As someone who has taught with you and someone who was homeschooled for most of my school years I think you are making a great choice! I KNOW being a former homeschooled kid myself that you can get some really mean comments and some people who just want to argue about how you are screwing up your kids - it was even worse 20 years ago when I was younger - but just take it a year at a time and do what is best for YOUR family. Send me a FB message if you want to talk about it any more because this is getting really long!
I can very much relate to what you're saying! I was very pro-public school growing up (lots of teachers in my family...and I went to public school until Berry). But once I experienced Thailand and homeschooling the kids there...I loved it! I saw all that we could do with the kids, how many things they could learn, and how fun it could be! I also saw how we could pray together, discipline using God's Word, teach God's Word, etc. I knew before we even had kids that I wanted to consider homeschooling. I've definitely enjoyed it! I've heard the perspectives about socialization, lack of discipline, etc...in fact, there was a time I even made those arguments myself! But I am a changed girl! I just want to encourage to keep up the good work and seek the Lord. Either way (public or homeschool), the Lord will guide you! Wish we were closer...we could combine and homeschool together : ).
Thanks guys!!!! Your words are encouraging. Erin, I don't thin I ever knew you were homeschooled!! I'll send you a message later. I'd love to hear more of your thoughts! Stacey, as always, I love going to your blog to see what you're doing. It helps me!!

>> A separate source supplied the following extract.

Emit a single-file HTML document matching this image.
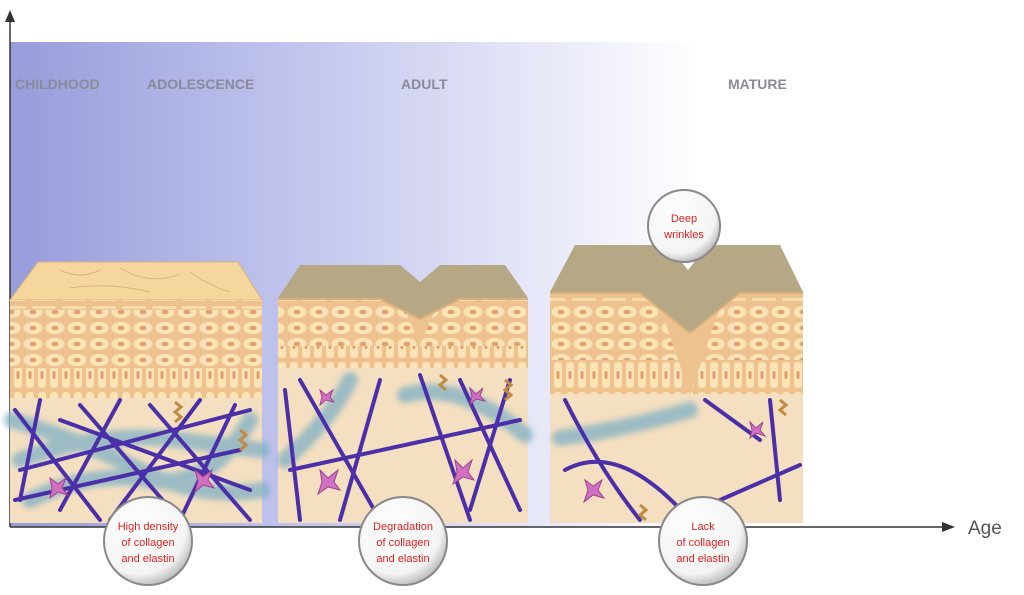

hey Jess, well I think you know that we're totally going the homeschool route (this was something I was leaning towards before I even got married). I've read a lot & am pretty pumped about it....and I tend not to care what other people think, haha, so if you ever want some encouragement, please call! :) :) :) I love you & your sweet spirit of wanting to do what's best for your family. that really is what it's all about. praise the Lord!
I'm so happy that it's going well, and that you are liking it! I think it's great that you are getting a trial run in this year because I really think that the first year is the hardest in some ways. Next year you'll have a good feel for how your family "runs" with homeschooling in the mix!